> **Provided data**

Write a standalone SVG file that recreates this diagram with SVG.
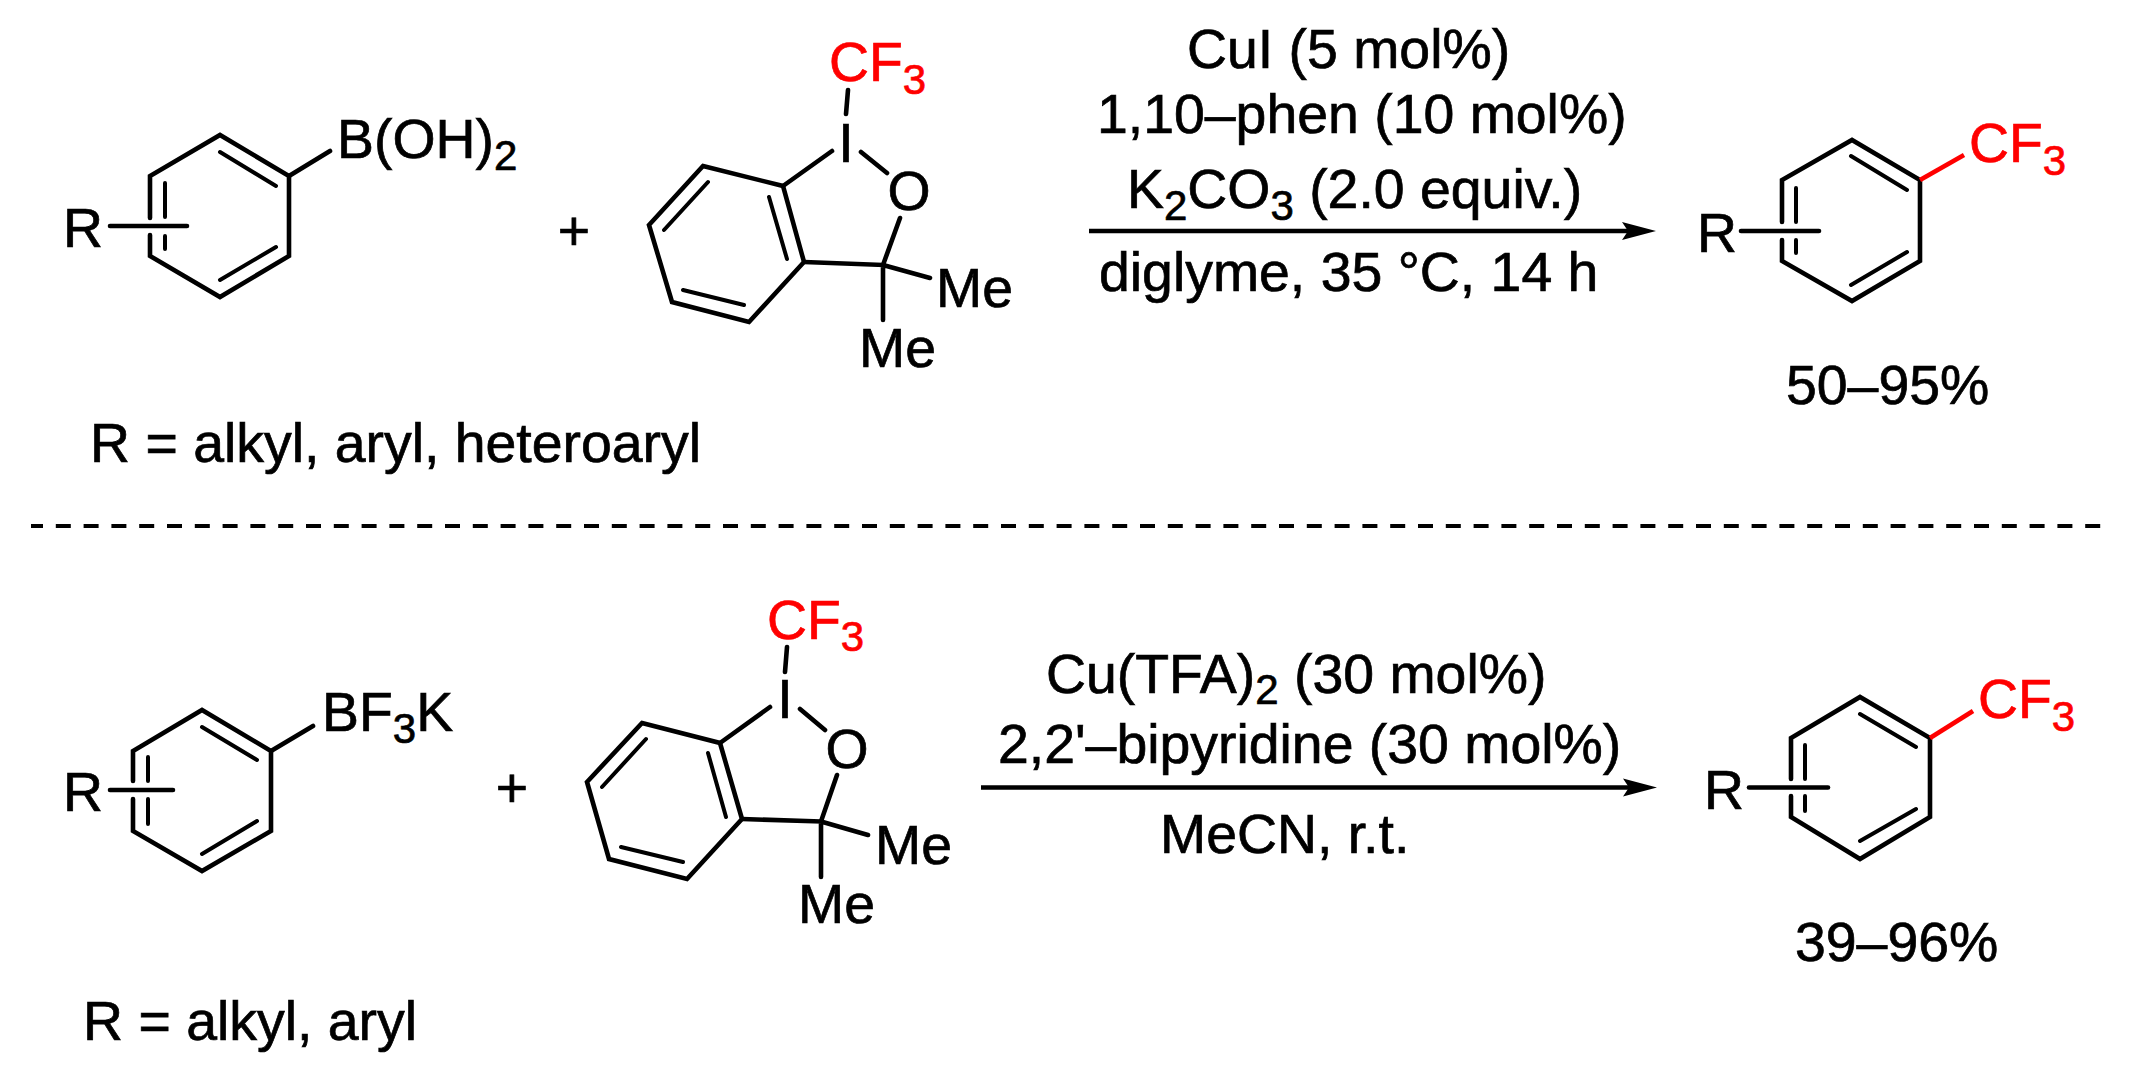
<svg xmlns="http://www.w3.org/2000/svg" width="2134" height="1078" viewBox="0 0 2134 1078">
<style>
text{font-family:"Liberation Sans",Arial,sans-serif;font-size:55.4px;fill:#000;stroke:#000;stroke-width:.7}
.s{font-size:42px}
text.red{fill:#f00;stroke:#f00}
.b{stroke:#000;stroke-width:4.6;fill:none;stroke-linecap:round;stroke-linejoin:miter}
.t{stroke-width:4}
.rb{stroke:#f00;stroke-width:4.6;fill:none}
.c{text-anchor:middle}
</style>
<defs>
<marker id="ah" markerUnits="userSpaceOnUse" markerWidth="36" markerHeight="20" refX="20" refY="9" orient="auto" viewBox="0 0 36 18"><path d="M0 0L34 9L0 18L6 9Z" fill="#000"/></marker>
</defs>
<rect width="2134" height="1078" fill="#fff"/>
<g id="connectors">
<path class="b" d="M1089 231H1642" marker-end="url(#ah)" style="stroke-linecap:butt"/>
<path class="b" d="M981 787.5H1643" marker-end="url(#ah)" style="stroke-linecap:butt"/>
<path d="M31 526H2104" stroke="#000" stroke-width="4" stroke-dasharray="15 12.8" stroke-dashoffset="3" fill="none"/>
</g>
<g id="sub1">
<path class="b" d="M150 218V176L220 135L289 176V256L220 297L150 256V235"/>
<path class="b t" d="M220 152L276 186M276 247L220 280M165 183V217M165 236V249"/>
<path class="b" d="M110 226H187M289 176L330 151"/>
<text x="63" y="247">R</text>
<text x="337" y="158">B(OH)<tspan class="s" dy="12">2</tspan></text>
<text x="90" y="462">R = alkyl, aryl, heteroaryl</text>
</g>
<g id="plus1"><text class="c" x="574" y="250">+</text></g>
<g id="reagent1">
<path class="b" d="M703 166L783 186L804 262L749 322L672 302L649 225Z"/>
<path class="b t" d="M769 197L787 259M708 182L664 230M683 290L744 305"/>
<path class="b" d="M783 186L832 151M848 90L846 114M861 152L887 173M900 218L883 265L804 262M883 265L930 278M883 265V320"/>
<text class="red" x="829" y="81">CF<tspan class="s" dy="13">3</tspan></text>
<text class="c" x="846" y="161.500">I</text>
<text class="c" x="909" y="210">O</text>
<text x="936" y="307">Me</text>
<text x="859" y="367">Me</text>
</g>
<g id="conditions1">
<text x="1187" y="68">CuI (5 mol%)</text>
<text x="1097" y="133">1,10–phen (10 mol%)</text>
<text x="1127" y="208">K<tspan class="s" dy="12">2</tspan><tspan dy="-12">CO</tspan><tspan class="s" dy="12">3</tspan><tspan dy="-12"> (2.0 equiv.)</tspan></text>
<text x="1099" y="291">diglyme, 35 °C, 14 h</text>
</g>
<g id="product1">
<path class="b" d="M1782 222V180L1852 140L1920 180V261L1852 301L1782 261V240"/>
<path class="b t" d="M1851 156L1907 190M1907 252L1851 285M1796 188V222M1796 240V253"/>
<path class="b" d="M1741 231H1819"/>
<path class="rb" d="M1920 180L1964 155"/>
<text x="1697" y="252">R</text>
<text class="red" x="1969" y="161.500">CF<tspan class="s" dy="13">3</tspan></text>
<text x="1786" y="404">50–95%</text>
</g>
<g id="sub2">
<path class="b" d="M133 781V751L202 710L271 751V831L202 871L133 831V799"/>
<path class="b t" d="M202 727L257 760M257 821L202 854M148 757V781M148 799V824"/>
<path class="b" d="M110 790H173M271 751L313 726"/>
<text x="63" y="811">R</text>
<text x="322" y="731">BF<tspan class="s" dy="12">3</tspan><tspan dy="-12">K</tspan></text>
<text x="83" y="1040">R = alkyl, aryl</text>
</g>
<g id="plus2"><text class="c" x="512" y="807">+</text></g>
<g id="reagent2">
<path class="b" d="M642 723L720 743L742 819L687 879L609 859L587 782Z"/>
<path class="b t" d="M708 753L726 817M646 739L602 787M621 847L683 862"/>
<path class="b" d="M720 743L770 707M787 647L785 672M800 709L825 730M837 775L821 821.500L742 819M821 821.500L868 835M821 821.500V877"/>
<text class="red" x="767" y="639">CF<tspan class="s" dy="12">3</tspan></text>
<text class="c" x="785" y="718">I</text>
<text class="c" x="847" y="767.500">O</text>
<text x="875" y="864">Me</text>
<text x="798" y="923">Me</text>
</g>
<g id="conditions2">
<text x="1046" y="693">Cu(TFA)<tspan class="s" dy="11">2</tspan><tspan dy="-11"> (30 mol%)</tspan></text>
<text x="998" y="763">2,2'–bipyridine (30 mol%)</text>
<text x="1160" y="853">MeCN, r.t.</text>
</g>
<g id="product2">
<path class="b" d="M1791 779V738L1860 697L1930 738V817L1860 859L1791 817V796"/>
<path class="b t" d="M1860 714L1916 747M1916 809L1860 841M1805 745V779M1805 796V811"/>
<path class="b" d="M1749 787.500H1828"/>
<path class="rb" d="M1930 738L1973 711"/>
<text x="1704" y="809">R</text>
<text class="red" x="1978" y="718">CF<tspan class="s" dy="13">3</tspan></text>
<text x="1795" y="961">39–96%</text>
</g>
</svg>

> **What you need to do**
Repeat the data exactly, without the pictures.

> **Final result**
Write a standalone SVG file that recreates this diagram with SVG.
<svg xmlns="http://www.w3.org/2000/svg" width="2134" height="1078" viewBox="0 0 2134 1078">
<style>
text{font-family:"Liberation Sans",Arial,sans-serif;font-size:55.4px;fill:#000;stroke:#000;stroke-width:.7}
.s{font-size:42px}
text.red{fill:#f00;stroke:#f00}
.b{stroke:#000;stroke-width:4.6;fill:none;stroke-linecap:round;stroke-linejoin:miter}
.t{stroke-width:4}
.rb{stroke:#f00;stroke-width:4.6;fill:none}
.c{text-anchor:middle}
</style>
<defs>
<marker id="ah" markerUnits="userSpaceOnUse" markerWidth="36" markerHeight="20" refX="20" refY="9" orient="auto" viewBox="0 0 36 18"><path d="M0 0L34 9L0 18L6 9Z" fill="#000"/></marker>
</defs>
<rect width="2134" height="1078" fill="#fff"/>
<g id="connectors">
<path class="b" d="M1089 231H1642" marker-end="url(#ah)" style="stroke-linecap:butt"/>
<path class="b" d="M981 787.5H1643" marker-end="url(#ah)" style="stroke-linecap:butt"/>
<path d="M31 526H2104" stroke="#000" stroke-width="4" stroke-dasharray="15 12.8" stroke-dashoffset="3" fill="none"/>
</g>
<g id="sub1">
<path class="b" d="M150 218V176L220 135L289 176V256L220 297L150 256V235"/>
<path class="b t" d="M220 152L276 186M276 247L220 280M165 183V217M165 236V249"/>
<path class="b" d="M110 226H187M289 176L330 151"/>
<text x="63" y="247">R</text>
<text x="337" y="158">B(OH)<tspan class="s" dy="12">2</tspan></text>
<text x="90" y="462">R = alkyl, aryl, heteroaryl</text>
</g>
<g id="plus1"><text class="c" x="574" y="250">+</text></g>
<g id="reagent1">
<path class="b" d="M703 166L783 186L804 262L749 322L672 302L649 225Z"/>
<path class="b t" d="M769 197L787 259M708 182L664 230M683 290L744 305"/>
<path class="b" d="M783 186L832 151M848 90L846 114M861 152L887 173M900 218L883 265L804 262M883 265L930 278M883 265V320"/>
<text class="red" x="829" y="81">CF<tspan class="s" dy="13">3</tspan></text>
<text class="c" x="846" y="161.500">I</text>
<text class="c" x="909" y="210">O</text>
<text x="936" y="307">Me</text>
<text x="859" y="367">Me</text>
</g>
<g id="conditions1">
<text x="1187" y="68">CuI (5 mol%)</text>
<text x="1097" y="133">1,10–phen (10 mol%)</text>
<text x="1127" y="208">K<tspan class="s" dy="12">2</tspan><tspan dy="-12">CO</tspan><tspan class="s" dy="12">3</tspan><tspan dy="-12"> (2.0 equiv.)</tspan></text>
<text x="1099" y="291">diglyme, 35 °C, 14 h</text>
</g>
<g id="product1">
<path class="b" d="M1782 222V180L1852 140L1920 180V261L1852 301L1782 261V240"/>
<path class="b t" d="M1851 156L1907 190M1907 252L1851 285M1796 188V222M1796 240V253"/>
<path class="b" d="M1741 231H1819"/>
<path class="rb" d="M1920 180L1964 155"/>
<text x="1697" y="252">R</text>
<text class="red" x="1969" y="161.500">CF<tspan class="s" dy="13">3</tspan></text>
<text x="1786" y="404">50–95%</text>
</g>
<g id="sub2">
<path class="b" d="M133 781V751L202 710L271 751V831L202 871L133 831V799"/>
<path class="b t" d="M202 727L257 760M257 821L202 854M148 757V781M148 799V824"/>
<path class="b" d="M110 790H173M271 751L313 726"/>
<text x="63" y="811">R</text>
<text x="322" y="731">BF<tspan class="s" dy="12">3</tspan><tspan dy="-12">K</tspan></text>
<text x="83" y="1040">R = alkyl, aryl</text>
</g>
<g id="plus2"><text class="c" x="512" y="807">+</text></g>
<g id="reagent2">
<path class="b" d="M642 723L720 743L742 819L687 879L609 859L587 782Z"/>
<path class="b t" d="M708 753L726 817M646 739L602 787M621 847L683 862"/>
<path class="b" d="M720 743L770 707M787 647L785 672M800 709L825 730M837 775L821 821.500L742 819M821 821.500L868 835M821 821.500V877"/>
<text class="red" x="767" y="639">CF<tspan class="s" dy="12">3</tspan></text>
<text class="c" x="785" y="718">I</text>
<text class="c" x="847" y="767.500">O</text>
<text x="875" y="864">Me</text>
<text x="798" y="923">Me</text>
</g>
<g id="conditions2">
<text x="1046" y="693">Cu(TFA)<tspan class="s" dy="11">2</tspan><tspan dy="-11"> (30 mol%)</tspan></text>
<text x="998" y="763">2,2'–bipyridine (30 mol%)</text>
<text x="1160" y="853">MeCN, r.t.</text>
</g>
<g id="product2">
<path class="b" d="M1791 779V738L1860 697L1930 738V817L1860 859L1791 817V796"/>
<path class="b t" d="M1860 714L1916 747M1916 809L1860 841M1805 745V779M1805 796V811"/>
<path class="b" d="M1749 787.500H1828"/>
<path class="rb" d="M1930 738L1973 711"/>
<text x="1704" y="809">R</text>
<text class="red" x="1978" y="718">CF<tspan class="s" dy="13">3</tspan></text>
<text x="1795" y="961">39–96%</text>
</g>
</svg>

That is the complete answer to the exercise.